Write out each line exactly as given. Leave the pictures out of your copy.
====== DATA EXCERPT ======
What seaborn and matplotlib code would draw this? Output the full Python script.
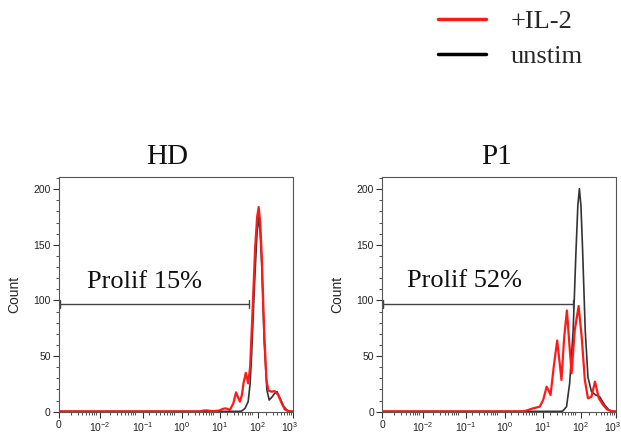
import numpy as np
import pandas as pd
import matplotlib
matplotlib.use("Agg")
import matplotlib.pyplot as plt
import matplotlib.transforms as mtransforms
from matplotlib.lines import Line2D
import seaborn as sns

# ---- data (x = position on the displayed biexponential axis, 0..6) ----
tick_pos = [0, 1.05, 2.15, 3.15, 4.13, 5.10, 6.0]
tick_labels = ["0", "10$^{-2}$", "10$^{-1}$", "10$^{0}$", "10$^{1}$", "10$^{2}$", "10$^{3}$"]

hd_il2_x = [0.0, 3.0, 3.62, 3.70, 3.78, 3.86, 3.95, 4.10, 4.20, 4.26, 4.32, 4.38, 4.47, 4.54,
            4.59, 4.64, 4.69, 4.73, 4.79, 4.85, 4.90, 4.96, 5.03, 5.08, 5.12, 5.16, 5.20, 5.26,
            5.32, 5.37, 5.45, 5.53, 5.62, 5.71, 5.79, 5.88, 5.95, 6.0]
hd_il2_y = [0.3, 0.3, 0.3, 1.0, 1.2, 0.8, 0.5, 1.0, 2.5, 3.0, 2.5, 1.5, 7.5, 17.4,
            13.0, 9.0, 15.0, 25.5, 35.0, 25.5, 40.0, 88.0, 148.0, 175.0, 184.0, 170.0, 139.0, 73.0,
            28.5, 19.0, 18.0, 18.5, 15.0, 7.5, 2.0, 0.5, 0.2, 0.2]

hd_un_x = [0.0, 4.60, 4.68, 4.77, 4.85, 4.90, 4.94, 4.99, 5.03, 5.08, 5.12, 5.16, 5.20, 5.26,
           5.33, 5.39, 5.47, 5.53, 5.59, 5.67, 5.76, 5.84, 5.93, 6.0]
hd_un_y = [0.3, 0.3, 0.5, 3.0, 9.0, 25.0, 52.0, 95.0, 127.0, 162.0, 175.0, 160.0, 130.0, 64.0,
           19.5, 10.5, 13.5, 16.5, 18.0, 12.0, 5.0, 1.5, 0.3, 0.3]

p1_il2_x = [0.0, 3.0, 3.60, 3.70, 3.87, 4.04, 4.13, 4.22, 4.27, 4.32, 4.40, 4.49, 4.55, 4.60,
            4.67, 4.74, 4.80, 4.86, 4.94, 5.04, 5.12, 5.20, 5.28, 5.37, 5.46, 5.56, 5.67, 5.77,
            5.88, 5.95, 6.0]
p1_il2_y = [0.3, 0.3, 0.3, 1.0, 3.0, 4.5, 10.5, 22.5, 19.0, 15.0, 40.0, 64.0, 45.0, 28.5,
            67.0, 91.0, 62.0, 34.5, 73.0, 95.0, 67.0, 28.5, 12.0, 13.5, 27.0, 12.0, 6.0, 2.0,
            0.5, 0.2, 0.2]

p1_un_x = [0.0, 4.55, 4.63, 4.73, 4.81, 4.90, 4.97, 5.02, 5.06, 5.10, 5.14, 5.21, 5.28, 5.37,
           5.48, 5.58, 5.71, 5.82, 5.92, 6.0]
p1_un_y = [0.3, 0.3, 0.5, 4.5, 25.5, 73.0, 142.0, 185.0, 200.5, 185.0, 148.0, 73.0, 31.0, 18.0,
           15.0, 13.5, 6.0, 1.5, 0.3, 0.3]

panels = ["HD", "P1"]
prolif_labels = ["Prolif 15%", "Prolif 52%"]
gate_end = [4.88, 4.90]
gate_level = 97
series_names = ["+IL-2", "unstim"]

sns.set_style("ticks")
plt.rcParams["font.family"] = ["Liberation Sans", "DejaVu Sans"]
plt.rcParams["mathtext.fontset"] = "custom"
plt.rcParams["mathtext.rm"] = "Liberation Sans"
plt.rcParams["mathtext.it"] = "Liberation Sans"
plt.rcParams["mathtext.default"] = "regular"

fig = plt.figure(figsize=(6.21, 4.34), dpi=100)
W, H = 621, 434
ax_boxes = [(59, 293), (382.3, 616)]
top_px, bot_px = 177, 411.7

data = [
    (hd_il2_x, hd_il2_y, hd_un_x, hd_un_y),
    (p1_il2_x, p1_il2_y, p1_un_x, p1_un_y),
]
title_x = [0.464, 0.49]
prolif_x = [0.72, 0.64]
prolif_y = [110.8, 111.7]

red = "#ff1a1a"
black = "#333333"

for i, (l, r) in enumerate(ax_boxes):
    ax = fig.add_axes([l / W, 1 - bot_px / H, (r - l) / W, (bot_px - top_px) / H])
    ix, iy, ux, uy = data[i]
    df_u = pd.DataFrame({"x": ux, "y": uy})
    df_r = pd.DataFrame({"x": ix, "y": iy})
    sns.lineplot(data=df_u, x="x", y="y", ax=ax, color=black, linewidth=1.2,
                 estimator=None, sort=False)
    sns.lineplot(data=df_r, x="x", y="y", ax=ax, color=red, linewidth=1.6,
                 estimator=None, sort=False)
    ax.set_xlim(0, 6.0)
    ax.set_ylim(0, 211)
    ax.set_xticks(tick_pos)
    ax.set_xticklabels(tick_labels)
    minors = []
    for d in range(6):
        for k in range(2, 10):
            minors.append(d + np.log10(k))
    ax.set_xticks(minors, minor=True)
    ax.set_yticks([0, 50, 100, 150, 200])
    ax.set_yticks(np.arange(0, 211, 10), minor=True)
    ax.tick_params(axis="both", which="major", labelsize=7.5, length=4, width=0.8,
                   color="#333333", direction="out", pad=2, labelcolor="#222222")
    ax.tick_params(axis="both", which="minor", length=2.5, width=0.6, color="#333333",
                   direction="out")
    last = ax.get_xticklabels()[-1]
    last.set_transform(last.get_transform() +
                       mtransforms.ScaledTranslation(-3 / 100, 0, fig.dpi_scale_trans))
    for s in ax.spines.values():
        s.set_visible(True)
        s.set_color("#555555")
        s.set_linewidth(0.8)
    ax.set_xlabel("")
    ax.set_ylabel("Count", fontsize=10, labelpad=9)
    # gate bar
    ax.plot([0, gate_end[i]], [gate_level, gate_level], color="#444444", lw=1.0)
    ax.plot([gate_end[i], gate_end[i]], [gate_level - 3.5, gate_level + 3.5], color="#444444", lw=1.0)
    ax.plot([0.02, 0.02], [gate_level - 3.5, gate_level + 3.5], color="#444444", lw=1.0,
            clip_on=False)
    ax.text(prolif_x[i], prolif_y[i], prolif_labels[i], fontsize=19,
            family=["Liberation Serif"], va="baseline", ha="left", color="#111111")
    ax.text(title_x[i], 1 + 12.7 / (bot_px - top_px), panels[i], transform=ax.transAxes,
            fontsize=21, family=["Liberation Serif"], va="baseline", ha="center", color="#111111")

handles = [Line2D([], [], color=red, lw=2.5), Line2D([], [], color="black", lw=2.5)]
fig.legend(handles, series_names, loc="upper left", bbox_to_anchor=(438 / W, 1 - 10 / H),
           frameon=False, prop={"family": "Liberation Serif", "size": 19},
           handlelength=1.8, handletextpad=0.95, labelspacing=0.42, borderpad=0,
           borderaxespad=0)

fig.savefig("out.png", dpi=100)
======
• RESPONSE TO THE EXERCISE
What seaborn and matplotlib code would draw this? Output the full Python script.
import numpy as np
import pandas as pd
import matplotlib
matplotlib.use("Agg")
import matplotlib.pyplot as plt
import matplotlib.transforms as mtransforms
from matplotlib.lines import Line2D
import seaborn as sns

# ---- data (x = position on the displayed biexponential axis, 0..6) ----
tick_pos = [0, 1.05, 2.15, 3.15, 4.13, 5.10, 6.0]
tick_labels = ["0", "10$^{-2}$", "10$^{-1}$", "10$^{0}$", "10$^{1}$", "10$^{2}$", "10$^{3}$"]

hd_il2_x = [0.0, 3.0, 3.62, 3.70, 3.78, 3.86, 3.95, 4.10, 4.20, 4.26, 4.32, 4.38, 4.47, 4.54,
            4.59, 4.64, 4.69, 4.73, 4.79, 4.85, 4.90, 4.96, 5.03, 5.08, 5.12, 5.16, 5.20, 5.26,
            5.32, 5.37, 5.45, 5.53, 5.62, 5.71, 5.79, 5.88, 5.95, 6.0]
hd_il2_y = [0.3, 0.3, 0.3, 1.0, 1.2, 0.8, 0.5, 1.0, 2.5, 3.0, 2.5, 1.5, 7.5, 17.4,
            13.0, 9.0, 15.0, 25.5, 35.0, 25.5, 40.0, 88.0, 148.0, 175.0, 184.0, 170.0, 139.0, 73.0,
            28.5, 19.0, 18.0, 18.5, 15.0, 7.5, 2.0, 0.5, 0.2, 0.2]

hd_un_x = [0.0, 4.60, 4.68, 4.77, 4.85, 4.90, 4.94, 4.99, 5.03, 5.08, 5.12, 5.16, 5.20, 5.26,
           5.33, 5.39, 5.47, 5.53, 5.59, 5.67, 5.76, 5.84, 5.93, 6.0]
hd_un_y = [0.3, 0.3, 0.5, 3.0, 9.0, 25.0, 52.0, 95.0, 127.0, 162.0, 175.0, 160.0, 130.0, 64.0,
           19.5, 10.5, 13.5, 16.5, 18.0, 12.0, 5.0, 1.5, 0.3, 0.3]

p1_il2_x = [0.0, 3.0, 3.60, 3.70, 3.87, 4.04, 4.13, 4.22, 4.27, 4.32, 4.40, 4.49, 4.55, 4.60,
            4.67, 4.74, 4.80, 4.86, 4.94, 5.04, 5.12, 5.20, 5.28, 5.37, 5.46, 5.56, 5.67, 5.77,
            5.88, 5.95, 6.0]
p1_il2_y = [0.3, 0.3, 0.3, 1.0, 3.0, 4.5, 10.5, 22.5, 19.0, 15.0, 40.0, 64.0, 45.0, 28.5,
            67.0, 91.0, 62.0, 34.5, 73.0, 95.0, 67.0, 28.5, 12.0, 13.5, 27.0, 12.0, 6.0, 2.0,
            0.5, 0.2, 0.2]

p1_un_x = [0.0, 4.55, 4.63, 4.73, 4.81, 4.90, 4.97, 5.02, 5.06, 5.10, 5.14, 5.21, 5.28, 5.37,
           5.48, 5.58, 5.71, 5.82, 5.92, 6.0]
p1_un_y = [0.3, 0.3, 0.5, 4.5, 25.5, 73.0, 142.0, 185.0, 200.5, 185.0, 148.0, 73.0, 31.0, 18.0,
           15.0, 13.5, 6.0, 1.5, 0.3, 0.3]

panels = ["HD", "P1"]
prolif_labels = ["Prolif 15%", "Prolif 52%"]
gate_end = [4.88, 4.90]
gate_level = 97
series_names = ["+IL-2", "unstim"]

sns.set_style("ticks")
plt.rcParams["font.family"] = ["Liberation Sans", "DejaVu Sans"]
plt.rcParams["mathtext.fontset"] = "custom"
plt.rcParams["mathtext.rm"] = "Liberation Sans"
plt.rcParams["mathtext.it"] = "Liberation Sans"
plt.rcParams["mathtext.default"] = "regular"

fig = plt.figure(figsize=(6.21, 4.34), dpi=100)
W, H = 621, 434
ax_boxes = [(59, 293), (382.3, 616)]
top_px, bot_px = 177, 411.7

data = [
    (hd_il2_x, hd_il2_y, hd_un_x, hd_un_y),
    (p1_il2_x, p1_il2_y, p1_un_x, p1_un_y),
]
title_x = [0.464, 0.49]
prolif_x = [0.72, 0.64]
prolif_y = [110.8, 111.7]

red = "#ff1a1a"
black = "#333333"

for i, (l, r) in enumerate(ax_boxes):
    ax = fig.add_axes([l / W, 1 - bot_px / H, (r - l) / W, (bot_px - top_px) / H])
    ix, iy, ux, uy = data[i]
    df_u = pd.DataFrame({"x": ux, "y": uy})
    df_r = pd.DataFrame({"x": ix, "y": iy})
    sns.lineplot(data=df_u, x="x", y="y", ax=ax, color=black, linewidth=1.2,
                 estimator=None, sort=False)
    sns.lineplot(data=df_r, x="x", y="y", ax=ax, color=red, linewidth=1.6,
                 estimator=None, sort=False)
    ax.set_xlim(0, 6.0)
    ax.set_ylim(0, 211)
    ax.set_xticks(tick_pos)
    ax.set_xticklabels(tick_labels)
    minors = []
    for d in range(6):
        for k in range(2, 10):
            minors.append(d + np.log10(k))
    ax.set_xticks(minors, minor=True)
    ax.set_yticks([0, 50, 100, 150, 200])
    ax.set_yticks(np.arange(0, 211, 10), minor=True)
    ax.tick_params(axis="both", which="major", labelsize=7.5, length=4, width=0.8,
                   color="#333333", direction="out", pad=2, labelcolor="#222222")
    ax.tick_params(axis="both", which="minor", length=2.5, width=0.6, color="#333333",
                   direction="out")
    last = ax.get_xticklabels()[-1]
    last.set_transform(last.get_transform() +
                       mtransforms.ScaledTranslation(-3 / 100, 0, fig.dpi_scale_trans))
    for s in ax.spines.values():
        s.set_visible(True)
        s.set_color("#555555")
        s.set_linewidth(0.8)
    ax.set_xlabel("")
    ax.set_ylabel("Count", fontsize=10, labelpad=9)
    # gate bar
    ax.plot([0, gate_end[i]], [gate_level, gate_level], color="#444444", lw=1.0)
    ax.plot([gate_end[i], gate_end[i]], [gate_level - 3.5, gate_level + 3.5], color="#444444", lw=1.0)
    ax.plot([0.02, 0.02], [gate_level - 3.5, gate_level + 3.5], color="#444444", lw=1.0,
            clip_on=False)
    ax.text(prolif_x[i], prolif_y[i], prolif_labels[i], fontsize=19,
            family=["Liberation Serif"], va="baseline", ha="left", color="#111111")
    ax.text(title_x[i], 1 + 12.7 / (bot_px - top_px), panels[i], transform=ax.transAxes,
            fontsize=21, family=["Liberation Serif"], va="baseline", ha="center", color="#111111")

handles = [Line2D([], [], color=red, lw=2.5), Line2D([], [], color="black", lw=2.5)]
fig.legend(handles, series_names, loc="upper left", bbox_to_anchor=(438 / W, 1 - 10 / H),
           frameon=False, prop={"family": "Liberation Serif", "size": 19},
           handlelength=1.8, handletextpad=0.95, labelspacing=0.42, borderpad=0,
           borderaxespad=0)

fig.savefig("out.png", dpi=100)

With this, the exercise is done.